Lucretius' use of symbol might seem confusing but if we follow him thoroughly from Book 1 to Book 4, we will be able to understand his reason. Lucretius' method of his argument is to start in simple form and then gradually discuss in greater complexity. For example, from an explanation of a single atom, he proceeds to its complicated combination and diffusions. In the same manner, Lucretius combines the two images of Venus, the Epicurean and Roman's ideal, in his opening invocation. When reader has progressed in the poem and understood Lucretius' materialistic perspective and his Epicurean philosophy, he would be able to face the harsh image of Venus and accept some sort of reconciliation between her two images.

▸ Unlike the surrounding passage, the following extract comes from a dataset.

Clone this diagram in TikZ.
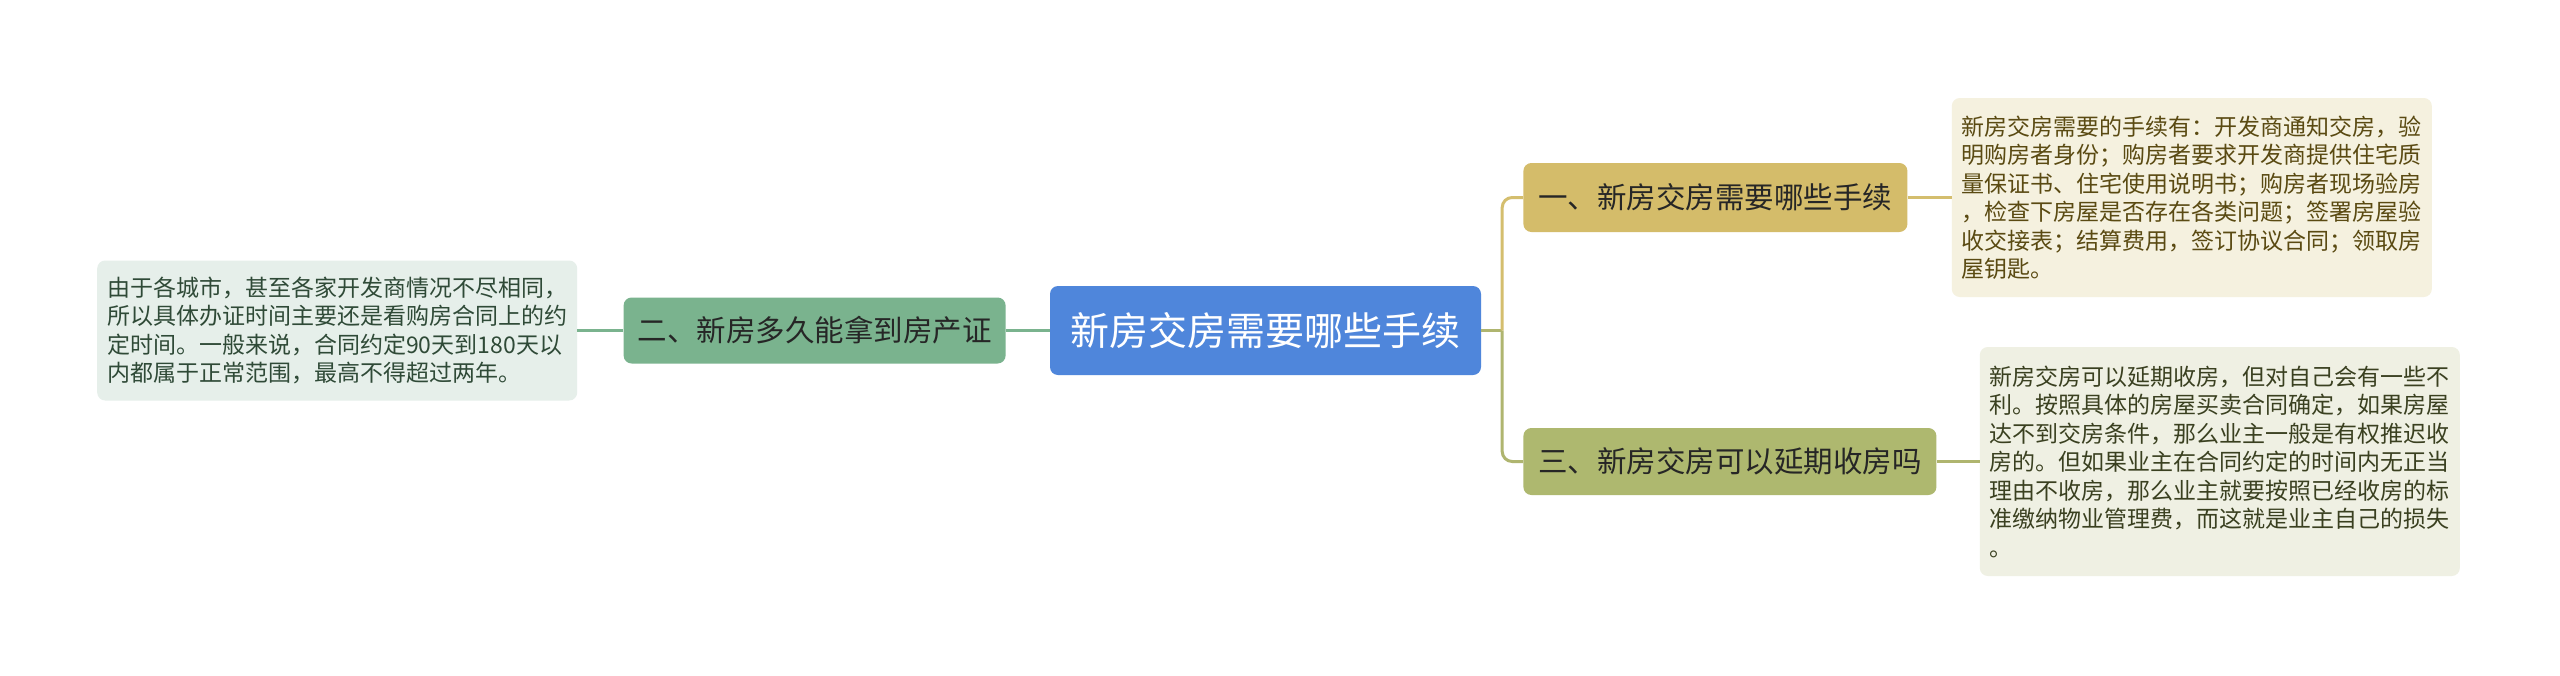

Lucretius, through the double images of Venus, tries to reconcile the Epicurean ideals and the Roman's ideals. As human nature, love can be as natural as the sexual drive in animal. In order to reconcile the Epicurean's ideal and Roman's ideal of love and pleasure, Lucretius proposed the idea of marriage. He characterizes love is not heaven sent but a process of learning to live with another person.

"[…], and love depends

On habit quite as much as the wild ways

Of passion. […]" (IV. 84-86)

The two images of Venus in Book 1 and Book 4 are very different from each other. However, Lucretius doesn't contradict himself as he defines each Venus a different meaning in his argument. This inconsistency might seem confusing but it expresses Lucretius' method of argument and his effort to reconcile the tense but workable existence between the realistic Roman ideal and Epicurean ideal.